You are right, in general one cannot interpolate the six components without additional constraints imposing symmetry of the wretched symmetric 2nd order stress tensor!

The equations of elasticity denote conservation of Linear momentum, the angular momentum conservation however, is tacitly buried in the symmetry of the stress tensor. When one tries to do mixed interpolation for such a system, with stresses being dual variables the underlying finite element space must be made cognizant of this. It is to the point very abstruse to explain, but think on the following lines ... when you try to evaluate the integral \int(\sigma_{ij}(u):\sigma_{ij}(v) dx you implicitly assume a symmetry on \sigma_{ij}(v) without noticing that \sigma_{ij}(v) is a test function and comes from a finite element space (polynomials) and knows nothing about the fact that (\sigma_{ij}(u) = \sigma_{ji}(u)) hence the assumption and everything that follows (computation, matrices) etc. is wrong!. Indeed what happens is we observe a locking like behavior (no convergence at all!) with either mesh refinement or increasing order of interpolation.

Another way to understand this is to think that integrals essentially represent projection operator (dot product, thats why inner product is an integral), in this case one is trying to project a symmetric quantity \sigma_{ij}(u) onto a a test space \sigma_{ij}(v) which does not contain only symmetric tensors (by design) and hence picks up spurious modes from this space which can be detrimental to the approximation. Note that quite often you might get a solution that "looks" just fine but will refuse to converge, other times you might not get a solution at all.

Mixed finite elements have been traditionally designed for scalar-vector systems (temp-heatflux, velocity-pressure) but elasticity is a vector-tensor based where the tensor is symmetric. Efforts to surmount this issue of symmetry dates back upto four decades (Arnold et. al) and there is no clear solution. Some low order polynomial spaces have been suggested) which (by design) interpolate symmetric tensors. However question on how to scale these design strategies to higher orders or higher dimension or hierarchical interpolations remains unanswered.
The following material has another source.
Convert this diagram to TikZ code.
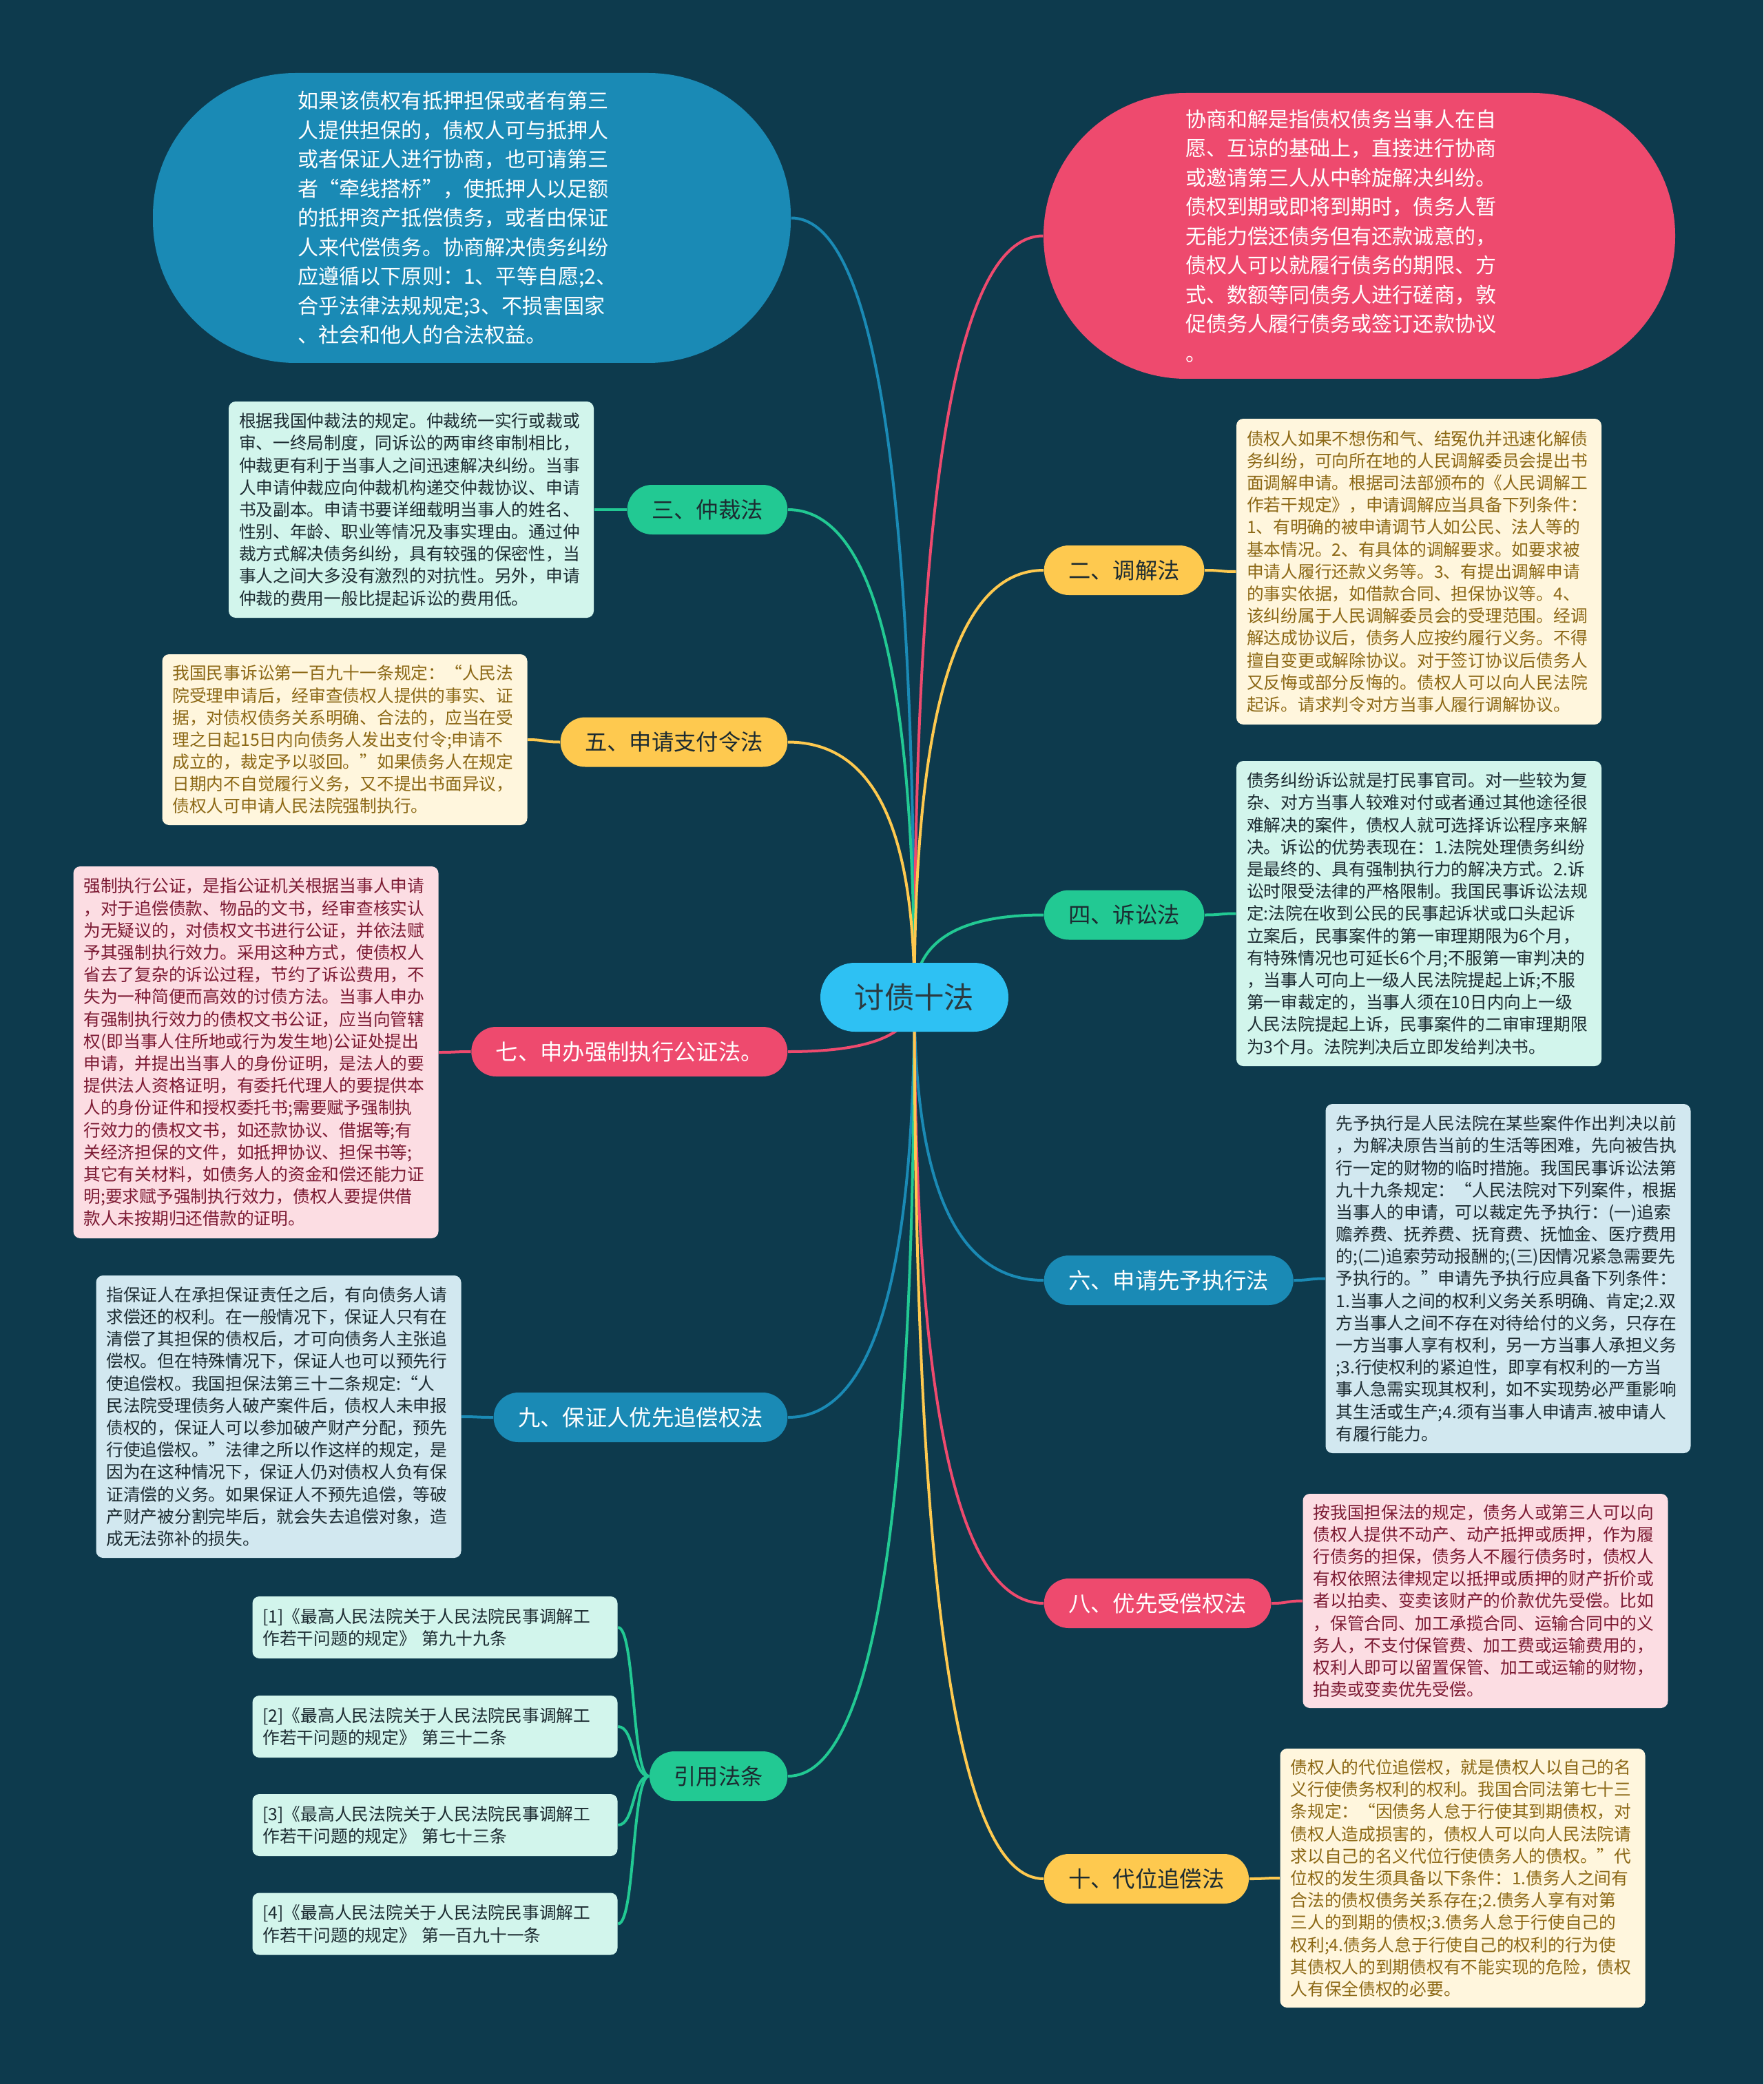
\documentclass[tikz,border=0pt]{standalone}
\usepackage{fontspec}
\setmainfont{Noto Sans CJK SC}
\usetikzlibrary{calc}
\pgfdeclarelayer{back}
\pgfdeclarelayer{links}
\pgfsetlayers{back,links,main}
\definecolor{bg}{HTML}{0D3A4D}
\definecolor{topc}{HTML}{2EC1F3}
\definecolor{tealc}{HTML}{22C993}
\definecolor{yelc}{HTML}{FEC94F}
\definecolor{redc}{HTML}{EE4A6E}
\definecolor{bluec}{HTML}{1A8AB5}
\definecolor{tealbg}{HTML}{D2F5EC}
\definecolor{yelbg}{HTML}{FFF6DD}
\definecolor{redbg}{HTML}{FCDDE3}
\definecolor{bluebg}{HTML}{D2E8F0}
\definecolor{darktx}{HTML}{1C2B31}
\definecolor{toptx}{HTML}{2B3A40}
\definecolor{yeltx}{HTML}{8C6815}
\definecolor{redtx}{HTML}{7C1A33}

\begin{document}
\begin{tikzpicture}[x=0.1mm, y=-0.1mm,
  link/.style={line width=0.4mm},
  twig/.style={to path={.. controls ($(\tikztostart)!0.67!(\tikztostart |- \tikztotarget)$) and ($(\tikztotarget)!0.67!(\tikztostart |- \tikztotarget)$) .. (\tikztotarget)}},
  pill/.style={rounded corners=3.6mm, minimum height=7.2mm, inner xsep=3.55mm, inner ysep=0pt, font=\fontsize{9.2}{11}\selectfont},
  note/.style={rounded corners=1mm, text width=50mm, align=left, inner xsep=1.5mm, inner ysep=0pt, font=\fontsize{7.04}{9.16}\selectfont},
  bubble/.style={rounded corners=20.7mm, text width=50.5mm, align=left, text=white, font=\fontsize{8.56}{12.09}\selectfont}]
\begin{pgfonlayer}{back}
\fill[bg] (0,0) rectangle (2560,3026);
\end{pgfonlayer}
\useasboundingbox (0,0) rectangle (2560,3026);

\node[fill=topc, text=toptx, rounded corners=5mm, minimum width=27.3mm, minimum height=10mm, font=\fontsize{12.35}{14}\selectfont] (c) at (1327.5,1448) {讨债十法};

\node[bubble, fill=bluec, minimum width=92.6mm, minimum height=42.1mm] (bl) at (685,316.5) {如果该债权有抵押担保或者有第三\\人提供担保的，债权人可与抵押人\\或者保证人进行协商，也可请第三\\者“牵线搭桥”，使抵押人以足额\\的抵押资产抵偿债务，或者由保证\\人来代偿债务。协商解决债务纠纷\\应遵循以下原则：1、平等自愿;2、\\合乎法律法规规定;3、不损害国家\\、社会和他人的合法权益。};
\node[bubble, fill=redc, minimum width=91.7mm, minimum height=41.5mm] (rd) at (1973.5,342.5) {协商和解是指债权债务当事人在自\\愿、互谅的基础上，直接进行协商\\或邀请第三人从中斡旋解决纠纷。\\债权到期或即将到期时，债务人暂\\无能力偿还债务但有还款诚意的，\\债权人可以就履行债务的期限、方\\式、数额等同债务人进行磋商，敦\\促债务人履行债务或签订还款协议\\。};

\node[pill, fill=tealc, text=darktx, anchor=east] (san) at (1144,740) {三、仲裁法};
\node[pill, fill=yelc, text=darktx, anchor=east] (wu) at (1144,1077.5) {五、申请支付令法};
\node[pill, fill=redc, text=white, anchor=east] (qi) at (1144,1527) {七、申办强制执行公证法。};
\node[pill, fill=bluec, text=white, anchor=east] (jiu) at (1144,2058) {九、保证人优先追偿权法};
\node[pill, fill=tealc, text=darktx, anchor=east] (yin) at (1144,2579) {引用法条};
\node[pill, fill=yelc, text=darktx, anchor=west] (er) at (1515,828) {二、调解法};
\node[pill, fill=tealc, text=darktx, anchor=west] (si) at (1515,1328.5) {四、诉讼法};
\node[pill, fill=bluec, text=white, anchor=west] (liu) at (1515,1859) {六、申请先予执行法};
\node[pill, fill=redc, text=white, anchor=west] (ba) at (1515,2328) {八、优先受偿权法};
\node[pill, fill=yelc, text=darktx, anchor=west] (shi) at (1515,2728) {十、代位追偿法};

\node[note, fill=tealbg, text=darktx, minimum height=31.4mm] (dsan) at (597,740) {根据我国仲裁法的规定。仲裁统一实行或裁或\\审、一终局制度，同诉讼的两审终审制相比，\\仲裁更有利于当事人之间迅速解决纠纷。当事\\人申请仲裁应向仲裁机构递交仲裁协议、申请\\书及副本。申请书要详细载明当事人的姓名、\\性别、年龄、职业等情况及事实理由。通过仲\\裁方式解决债务纠纷，具有较强的保密性，当\\事人之间大多没有激烈的对抗性。另外，申请\\仲裁的费用一般比提起诉讼的费用低。};
\node[note, fill=yelbg, text=yeltx, minimum height=24.8mm] (dwu) at (500.5,1074) {我国民事诉讼第一百九十一条规定：“人民法\\院受理申请后，经审查债权人提供的事实、证\\据，对债权债务关系明确、合法的，应当在受\\理之日起15日内向债务人发出支付令;申请不\\成立的，裁定予以驳回。”如果债务人在规定\\日期内不自觉履行义务，又不提出书面异议，\\债权人可申请人民法院强制执行。};
\node[note, fill=redbg, text=redtx, minimum height=54mm] (dqi) at (371.5,1528) {强制执行公证，是指公证机关根据当事人申请\\，对于追偿债款、物品的文书，经审查核实认\\为无疑议的，对债权文书进行公证，并依法赋\\予其强制执行效力。采用这种方式，使债权人\\省去了复杂的诉讼过程，节约了诉讼费用，不\\失为一种简便而高效的讨债方法。当事人申办\\有强制执行效力的债权文书公证，应当向管辖\\权(即当事人住所地或行为发生地)公证处提出\\申请，并提出当事人的身份证明，是法人的要\\提供法人资格证明，有委托代理人的要提供本\\人的身份证件和授权委托书;需要赋予强制执\\行效力的债权文书，如还款协议、借据等;有\\关经济担保的文件，如抵押协议、担保书等;\\其它有关材料，如债务人的资金和偿还能力证\\明;要求赋予强制执行效力，债权人要提供借\\款人未按期归还借款的证明。};
\node[note, fill=bluebg, text=darktx, minimum height=41mm] (djiu) at (404.5,2057) {指保证人在承担保证责任之后，有向债务人请\\求偿还的权利。在一般情况下，保证人只有在\\清偿了其担保的债权后，才可向债务人主张追\\偿权。但在特殊情况下，保证人也可以预先行\\使追偿权。我国担保法第三十二条规定:“人\\民法院受理债务人破产案件后，债权人未申报\\债权的，保证人可以参加破产财产分配，预先\\行使追偿权。”法律之所以作这样的规定，是\\因为在这种情况下，保证人仍对债权人负有保\\证清偿的义务。如果保证人不预先追偿，等破\\产财产被分割完毕后，就会失去追偿对象，造\\成无法弥补的损失。};
\node[note, fill=tealbg, text=darktx, minimum height=9mm] (r1) at (631.5,2363) {[1]《最高人民法院关于人民法院民事调解工\\作若干问题的规定》 第九十九条};
\node[note, fill=tealbg, text=darktx, minimum height=9mm] (r2) at (631.5,2507) {[2]《最高人民法院关于人民法院民事调解工\\作若干问题的规定》 第三十二条};
\node[note, fill=tealbg, text=darktx, minimum height=9mm] (r3) at (631.5,2650) {[3]《最高人民法院关于人民法院民事调解工\\作若干问题的规定》 第七十三条};
\node[note, fill=tealbg, text=darktx, minimum height=9mm] (r4) at (631.5,2793.5) {[4]《最高人民法院关于人民法院民事调解工\\作若干问题的规定》 第一百九十一条};

\node[note, fill=yelbg, text=yeltx, minimum height=44.4mm] (der) at (2060,830) {债权人如果不想伤和气、结冤仇并迅速化解债\\务纠纷，可向所在地的人民调解委员会提出书\\面调解申请。根据司法部颁布的《人民调解工\\作若干规定》，申请调解应当具备下列条件：\\1、有明确的被申请调节人如公民、法人等的\\基本情况。2、有具体的调解要求。如要求被\\申请人履行还款义务等。3、有提出调解申请\\的事实依据，如借款合同、担保协议等。4、\\该纠纷属于人民调解委员会的受理范围。经调\\解达成协议后，债务人应按约履行义务。不得\\擅自变更或解除协议。对于签订协议后债务人\\又反悔或部分反悔的。债权人可以向人民法院\\起诉。请求判令对方当事人履行调解协议。};
\node[note, fill=tealbg, text=darktx, minimum height=44.3mm] (dsi) at (2060,1326.5) {债务纠纷诉讼就是打民事官司。对一些较为复\\杂、对方当事人较难对付或者通过其他途径很\\难解决的案件，债权人就可选择诉讼程序来解\\决。诉讼的优势表现在：1.法院处理债务纠纷\\是最终的、具有强制执行力的解决方式。2.诉\\讼时限受法律的严格限制。我国民事诉讼法规\\定:法院在收到公民的民事起诉状或口头起诉\\立案后，民事案件的第一审理期限为6个月，\\有特殊情况也可延长6个月;不服第一审判决的\\，当事人可向上一级人民法院提起上诉;不服\\第一审裁定的，当事人须在10日内向上一级\\人民法院提起上诉，民事案件的二审审理期限\\为3个月。法院判决后立即发给判决书。};
\node[note, fill=bluebg, text=darktx, minimum height=50.7mm] (dliu) at (2189.5,1856.5) {先予执行是人民法院在某些案件作出判决以前\\，为解决原告当前的生活等困难，先向被告执\\行一定的财物的临时措施。我国民事诉讼法第\\九十九条规定：“人民法院对下列案件，根据\\当事人的申请，可以裁定先予执行：(一)追索\\赡养费、抚养费、抚育费、抚恤金、医疗费用\\的;(二)追索劳动报酬的;(三)因情况紧急需要先\\予执行的。”申请先予执行应具备下列条件：\\1.当事人之间的权利义务关系明确、肯定;2.双\\方当事人之间不存在对待给付的义务，只存在\\一方当事人享有权利，另一方当事人承担义务\\;3.行使权利的紧迫性，即享有权利的一方当\\事人急需实现其权利，如不实现势必严重影响\\其生活或生产;4.须有当事人申请声.被申请人\\有履行能力。};
\node[note, fill=redbg, text=redtx, minimum height=31.1mm] (dba) at (2156.5,2324.5) {按我国担保法的规定，债务人或第三人可以向\\债权人提供不动产、动产抵押或质押，作为履\\行债务的担保，债务人不履行债务时，债权人\\有权依照法律规定以抵押或质押的财产折价或\\者以拍卖、变卖该财产的价款优先受偿。比如\\，保管合同、加工承揽合同、运输合同中的义\\务人，不支付保管费、加工费或运输费用的，\\权利人即可以留置保管、加工或运输的财物，\\拍卖或变卖优先受偿。};
\node[note, fill=yelbg, text=yeltx, minimum height=37.6mm] (dshi) at (2123.5,2727) {债权人的代位追偿权，就是债权人以自己的名\\义行使债务权利的权利。我国合同法第七十三\\条规定：“因债务人怠于行使其到期债权，对\\债权人造成损害的，债权人可以向人民法院请\\求以自己的名义代位行使债务人的债权。”代\\位权的发生须具备以下条件：1.债务人之间有\\合法的债权债务关系存在;2.债务人享有对第\\三人的到期的债权;3.债务人怠于行使自己的\\权利;4.债务人怠于行使自己的权利的行为使\\其债权人的到期债权有不能实现的危险，债权\\人有保全债权的必要。};

\begin{pgfonlayer}{links}
% centre to branches
\draw[link, bluec] (c.center) to[twig] (bl.east);
\draw[link, redc] (c.center) to[twig] (rd.west);
\draw[link, tealc] (c.center) to[twig] (san.east);
\draw[link, yelc] (c.center) to[twig] (wu.east);
\draw[link, yelc] (c.center) to[twig] (er.west);
\draw[link, tealc] (c.center) to[twig] (si.west);
\draw[link, redc] (c.center) to[twig] (qi.east);
\draw[link, bluec] (c.center) to[twig] (jiu.east);
\draw[link, tealc] (c.center) to[twig] (yin.east);
\draw[link, bluec] (c.center) to[twig] (liu.west);
\draw[link, redc] (c.center) to[twig] (ba.west);
\draw[link, yelc] (c.center) to[twig] (shi.west);

% branches to notes
\draw[link, tealc] (san.west) .. controls +(-25,0) and +(25,0) .. (dsan.east);
\draw[link, yelc] (wu.west) .. controls +(-25,0) and +(25,0) .. (dwu.east);
\draw[link, redc] (qi.west) .. controls +(-25,0) and +(25,0) .. (dqi.east);
\draw[link, bluec] (jiu.west) .. controls +(-25,0) and +(25,0) .. (djiu.east);
\foreach \r in {r1,r2,r3,r4}
  \draw[link, tealc] (yin.west) .. controls +(-25,0) and +(25,0) .. (\r.east);
\draw[link, yelc] (er.east) .. controls +(25,0) and +(-25,0) .. (der.west);
\draw[link, tealc] (si.east) .. controls +(25,0) and +(-25,0) .. (dsi.west);
\draw[link, bluec] (liu.east) .. controls +(25,0) and +(-25,0) .. (dliu.west);
\draw[link, redc] (ba.east) .. controls +(25,0) and +(-25,0) .. (dba.west);
\draw[link, yelc] (shi.east) .. controls +(25,0) and +(-25,0) .. (dshi.west);
\end{pgfonlayer}
\end{tikzpicture}
\end{document}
I stumbled upon this issue during my research and was spun off for a while before I figured the easiest way to address this issue is to simply interpolate the Gradients!, which are not symmetric and hence do not require a crafty interpolations. In literature this issue is addressed primarily by giving up on the symmetry of stress and then weakly imposing it using Lagrange multipliers (LM) (see PEERS element and in thesis you have posted). This is not cheap as it burdens an already inflated(mixed) system with another set of variable namely LM to be interpolated. I find the solution I proposed above to be cheap and effective way to obtain convergent finite elements for elasticity. Since stresses are just linear multiples of gradients (modify your constitutive law to map gradients directly to stresses) this is not bad at all and you get optimally convergent mixed finite elements for the first time. I used this approach in a discontinuous Galerkin formulation but I believe the remedy is truly independent of that fact. I have presented these findings in a soon to be published paper in CMAME.

Amidst all this, remember inf-sup (LBB) condition has nothing to do with symmetry issue and the two are different animals. The inf-sup condition ensures that the bilinear form is coercive on the given FE spaces. Inf-sup is essentially the "coercivity" condition as applied to a mixed bilinear form. A coercive bilinear form leads to stability, crudely amounts to a full rank system, one that can then be solved. Also remember that inf-sup condition is "sufficient" but not "necessary" all the time :) ...

To keep the discussion short, the inf-sup condition for elliptic system is well studied just follow this article by Bochev and Gunzburger (SIAM J.Numer. Anal, 43:340–362, 2005.) which sums it up very well. The so called Dirichlet (Minimize potential energy w.r.t strain-displacement as constraint) form is easier to construct. Here the crux of the matter is whether your formulation contains a gradient (Dirichlet) or a divergence (Kelvin) operator. Very Quickly let me just say, with gradient operator it is easy to construct a stable pair of spaces (why??) :) ...

Hope this helps to any extent.

-saurabh 

Tue, 02/12/2008 - 02:01 Permalink

Alessio,

Since you already have some background in the matter I would suggest that you read Chapter 4 and Appendices 4-I and 4-II from T. J. R. Hughes book "The Finite Element Method: Linear static and dynamic finite element analysis" published by Dover in 2000.  I believe all your questions will be answered.

I'll have to read the symmetry argument to see what they are talking about. I believe that most of the current work on the subject is in trying to pick functions for the stress and the velocity of the same polynomial order and still satisfy LBB.  However, I haven't looked at the recent literature and can't say for sure.

 -- Biswajit

Sun, 11/25/2007 - 02:10 Permalink

Allesio,

I would like to ask you some helps. I hope, you can help me. I have been working on dual-mixed element, which is based on Hellinger-Reissner formulation. Well, I have a issue with the space-selection.

I used quad elements with hierarhic p-extension in linear elastic case and I used Raviar-Thomas space. Of course, I use Lagrangain multiplier to ensure the continuity on the boudary of elements.

My first approximation is : Sxx ans Tyx ( secod-order in x direction and linear in y direction), Syy, Txy (linear in x direction and second-order in y direction), rotation field and displacement and lagrangian field( linear in both directions).

These approximation is working, but when I increased the polinom-order (Sxx, Txy will be third -order in x direction and second order in y direction ) and so on) I will get a wrong results. 

how can I select adequate polinom-space in order to get good result in case of high -order p element?